**Direction**: Identify every line in the records below that contains the word "this", and copy each of those lines.

**Excerpted data**:

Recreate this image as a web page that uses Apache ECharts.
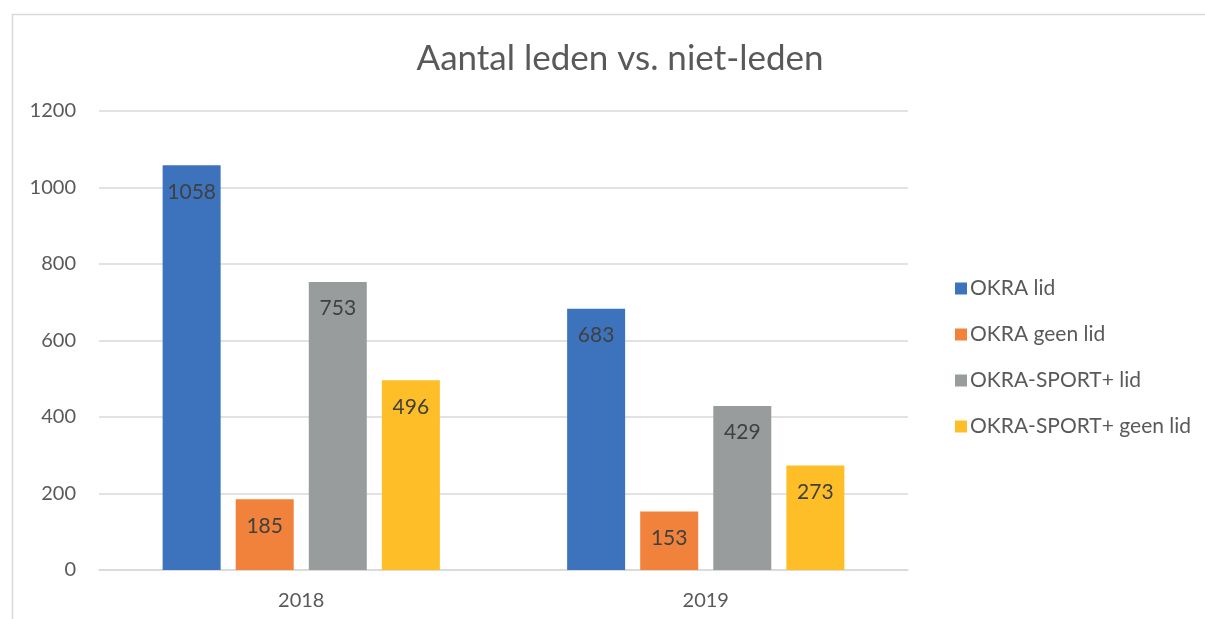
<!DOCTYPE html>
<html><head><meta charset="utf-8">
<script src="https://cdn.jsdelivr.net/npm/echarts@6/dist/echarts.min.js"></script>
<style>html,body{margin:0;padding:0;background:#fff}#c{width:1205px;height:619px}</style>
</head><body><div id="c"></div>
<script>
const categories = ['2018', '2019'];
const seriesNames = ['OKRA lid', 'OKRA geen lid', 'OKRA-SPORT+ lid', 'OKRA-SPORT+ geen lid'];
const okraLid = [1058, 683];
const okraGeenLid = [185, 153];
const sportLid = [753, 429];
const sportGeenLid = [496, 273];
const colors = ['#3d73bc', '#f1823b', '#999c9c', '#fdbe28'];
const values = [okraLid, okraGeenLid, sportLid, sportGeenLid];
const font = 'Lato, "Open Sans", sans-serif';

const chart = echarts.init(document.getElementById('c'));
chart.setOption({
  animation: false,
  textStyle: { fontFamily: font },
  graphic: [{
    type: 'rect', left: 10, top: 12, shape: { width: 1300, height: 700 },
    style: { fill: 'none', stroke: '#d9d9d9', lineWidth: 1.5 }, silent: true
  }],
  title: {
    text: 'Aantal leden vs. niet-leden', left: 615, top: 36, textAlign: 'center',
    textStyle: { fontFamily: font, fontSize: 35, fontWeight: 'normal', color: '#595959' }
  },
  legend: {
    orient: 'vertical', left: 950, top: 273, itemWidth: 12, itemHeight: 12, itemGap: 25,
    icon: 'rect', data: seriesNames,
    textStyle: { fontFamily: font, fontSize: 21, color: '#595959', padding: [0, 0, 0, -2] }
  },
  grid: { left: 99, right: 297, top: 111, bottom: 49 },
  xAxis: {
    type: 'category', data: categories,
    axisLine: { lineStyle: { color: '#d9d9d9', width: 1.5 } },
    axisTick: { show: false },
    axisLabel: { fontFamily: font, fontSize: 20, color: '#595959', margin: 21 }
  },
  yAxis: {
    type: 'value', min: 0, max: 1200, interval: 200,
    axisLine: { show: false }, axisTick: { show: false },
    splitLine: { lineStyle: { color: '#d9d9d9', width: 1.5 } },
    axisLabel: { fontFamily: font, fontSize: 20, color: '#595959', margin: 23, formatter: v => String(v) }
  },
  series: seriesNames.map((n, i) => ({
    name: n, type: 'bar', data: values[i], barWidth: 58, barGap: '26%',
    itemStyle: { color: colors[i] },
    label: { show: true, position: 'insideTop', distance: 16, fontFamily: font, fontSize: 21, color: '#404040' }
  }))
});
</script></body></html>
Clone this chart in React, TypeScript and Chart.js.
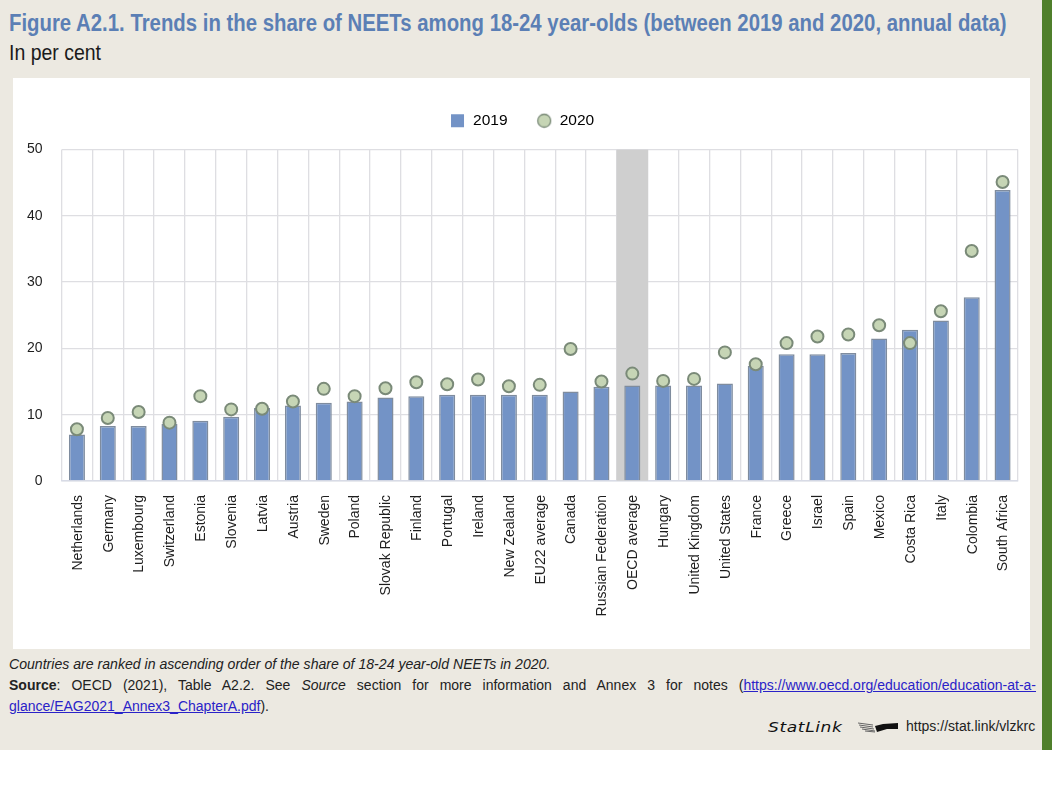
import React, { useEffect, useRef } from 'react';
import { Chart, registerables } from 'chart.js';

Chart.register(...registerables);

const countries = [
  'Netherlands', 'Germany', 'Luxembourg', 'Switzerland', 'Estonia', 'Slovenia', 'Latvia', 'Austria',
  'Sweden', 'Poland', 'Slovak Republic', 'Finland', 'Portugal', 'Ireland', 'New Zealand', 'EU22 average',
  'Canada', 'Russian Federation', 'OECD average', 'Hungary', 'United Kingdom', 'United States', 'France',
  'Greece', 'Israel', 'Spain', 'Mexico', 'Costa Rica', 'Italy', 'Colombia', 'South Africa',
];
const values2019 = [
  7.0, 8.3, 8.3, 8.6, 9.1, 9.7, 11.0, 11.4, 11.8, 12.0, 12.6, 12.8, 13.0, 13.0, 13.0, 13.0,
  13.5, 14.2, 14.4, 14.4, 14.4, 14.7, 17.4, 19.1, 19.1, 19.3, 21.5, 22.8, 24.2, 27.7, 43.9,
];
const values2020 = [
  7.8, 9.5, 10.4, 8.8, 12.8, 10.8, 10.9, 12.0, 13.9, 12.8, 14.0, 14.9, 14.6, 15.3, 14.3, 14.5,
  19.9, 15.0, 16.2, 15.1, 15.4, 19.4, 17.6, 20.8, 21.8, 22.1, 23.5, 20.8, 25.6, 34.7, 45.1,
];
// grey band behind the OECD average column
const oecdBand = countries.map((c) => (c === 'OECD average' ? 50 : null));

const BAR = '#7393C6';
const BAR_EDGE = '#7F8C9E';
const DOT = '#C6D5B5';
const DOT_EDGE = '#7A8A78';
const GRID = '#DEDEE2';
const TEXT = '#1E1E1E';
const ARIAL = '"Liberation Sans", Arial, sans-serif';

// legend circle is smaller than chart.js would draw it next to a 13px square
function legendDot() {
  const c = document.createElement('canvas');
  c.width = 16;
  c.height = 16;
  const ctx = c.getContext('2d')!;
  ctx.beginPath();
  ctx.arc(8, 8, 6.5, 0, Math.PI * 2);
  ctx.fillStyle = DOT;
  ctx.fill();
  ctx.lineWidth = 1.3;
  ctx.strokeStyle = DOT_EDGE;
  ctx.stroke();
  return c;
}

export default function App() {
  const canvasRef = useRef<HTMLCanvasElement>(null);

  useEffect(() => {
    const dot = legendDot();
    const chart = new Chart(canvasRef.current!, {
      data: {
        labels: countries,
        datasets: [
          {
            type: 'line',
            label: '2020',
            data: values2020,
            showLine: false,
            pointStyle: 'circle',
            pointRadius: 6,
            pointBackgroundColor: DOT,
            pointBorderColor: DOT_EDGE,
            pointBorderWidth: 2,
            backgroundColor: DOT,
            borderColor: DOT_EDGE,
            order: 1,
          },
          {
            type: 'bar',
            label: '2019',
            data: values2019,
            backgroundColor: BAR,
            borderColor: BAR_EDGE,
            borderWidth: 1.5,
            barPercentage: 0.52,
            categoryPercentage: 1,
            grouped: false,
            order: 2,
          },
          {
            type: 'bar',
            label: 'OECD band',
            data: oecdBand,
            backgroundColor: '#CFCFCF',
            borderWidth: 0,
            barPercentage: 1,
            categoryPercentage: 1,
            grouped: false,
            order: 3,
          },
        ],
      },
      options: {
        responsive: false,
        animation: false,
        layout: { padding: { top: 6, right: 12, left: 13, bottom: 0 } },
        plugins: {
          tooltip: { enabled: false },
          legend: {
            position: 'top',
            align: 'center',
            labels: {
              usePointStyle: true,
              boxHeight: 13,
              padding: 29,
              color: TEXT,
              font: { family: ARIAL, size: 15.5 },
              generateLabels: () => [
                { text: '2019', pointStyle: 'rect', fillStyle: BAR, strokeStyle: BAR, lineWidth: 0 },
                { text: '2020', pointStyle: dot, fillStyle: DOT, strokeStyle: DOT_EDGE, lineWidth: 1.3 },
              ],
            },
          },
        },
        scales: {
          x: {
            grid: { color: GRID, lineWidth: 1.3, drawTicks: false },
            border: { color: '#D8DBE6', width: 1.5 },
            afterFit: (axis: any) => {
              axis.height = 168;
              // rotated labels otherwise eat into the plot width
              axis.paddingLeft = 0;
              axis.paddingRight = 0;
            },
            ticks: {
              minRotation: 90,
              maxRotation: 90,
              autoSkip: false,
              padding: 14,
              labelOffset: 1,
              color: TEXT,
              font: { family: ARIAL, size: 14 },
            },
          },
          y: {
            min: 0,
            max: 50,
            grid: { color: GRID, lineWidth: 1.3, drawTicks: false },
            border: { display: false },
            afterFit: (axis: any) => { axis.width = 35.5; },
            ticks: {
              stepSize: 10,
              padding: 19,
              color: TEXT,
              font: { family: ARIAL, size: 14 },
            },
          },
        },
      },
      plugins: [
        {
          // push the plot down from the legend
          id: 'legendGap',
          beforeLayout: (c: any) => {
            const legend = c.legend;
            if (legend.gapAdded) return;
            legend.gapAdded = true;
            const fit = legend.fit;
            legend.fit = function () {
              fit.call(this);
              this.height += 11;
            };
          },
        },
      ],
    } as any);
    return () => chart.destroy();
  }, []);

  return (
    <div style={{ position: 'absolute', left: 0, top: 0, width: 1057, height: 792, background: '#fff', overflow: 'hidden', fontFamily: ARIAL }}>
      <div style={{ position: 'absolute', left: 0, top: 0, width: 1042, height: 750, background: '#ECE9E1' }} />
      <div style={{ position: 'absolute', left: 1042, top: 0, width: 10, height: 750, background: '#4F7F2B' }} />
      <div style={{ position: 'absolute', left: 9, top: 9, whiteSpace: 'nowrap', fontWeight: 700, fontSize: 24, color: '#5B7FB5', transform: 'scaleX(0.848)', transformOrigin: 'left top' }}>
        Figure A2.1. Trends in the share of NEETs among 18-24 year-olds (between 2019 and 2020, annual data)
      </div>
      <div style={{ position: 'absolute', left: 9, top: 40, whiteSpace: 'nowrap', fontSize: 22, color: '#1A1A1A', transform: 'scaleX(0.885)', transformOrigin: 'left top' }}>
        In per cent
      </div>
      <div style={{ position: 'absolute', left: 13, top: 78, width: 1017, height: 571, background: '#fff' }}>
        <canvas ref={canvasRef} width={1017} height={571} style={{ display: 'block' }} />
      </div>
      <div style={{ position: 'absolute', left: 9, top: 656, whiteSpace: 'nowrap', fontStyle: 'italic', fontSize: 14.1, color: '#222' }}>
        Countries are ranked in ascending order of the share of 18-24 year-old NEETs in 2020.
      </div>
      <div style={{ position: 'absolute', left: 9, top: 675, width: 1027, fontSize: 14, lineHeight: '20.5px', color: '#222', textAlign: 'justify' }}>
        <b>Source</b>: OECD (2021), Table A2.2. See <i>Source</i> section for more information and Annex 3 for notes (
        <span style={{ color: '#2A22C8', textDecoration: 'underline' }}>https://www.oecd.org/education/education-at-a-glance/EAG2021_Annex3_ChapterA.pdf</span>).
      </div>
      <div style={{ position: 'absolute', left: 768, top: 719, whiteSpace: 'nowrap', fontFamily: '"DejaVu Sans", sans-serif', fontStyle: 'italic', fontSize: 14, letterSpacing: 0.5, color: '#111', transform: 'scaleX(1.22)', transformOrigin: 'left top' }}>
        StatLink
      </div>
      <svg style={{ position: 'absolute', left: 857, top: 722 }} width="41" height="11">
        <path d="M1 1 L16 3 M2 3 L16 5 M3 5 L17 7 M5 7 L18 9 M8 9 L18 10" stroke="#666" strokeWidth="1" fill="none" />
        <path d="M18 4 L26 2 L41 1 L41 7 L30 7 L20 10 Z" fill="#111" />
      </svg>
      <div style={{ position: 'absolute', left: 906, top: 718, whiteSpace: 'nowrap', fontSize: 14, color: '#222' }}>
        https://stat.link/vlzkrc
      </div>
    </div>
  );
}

**Task output**:
Recreate this image as a web page that uses Apache ECharts.
Clone this chart in React, TypeScript and Chart.js.
              fit.call(this);
              this.height += 11;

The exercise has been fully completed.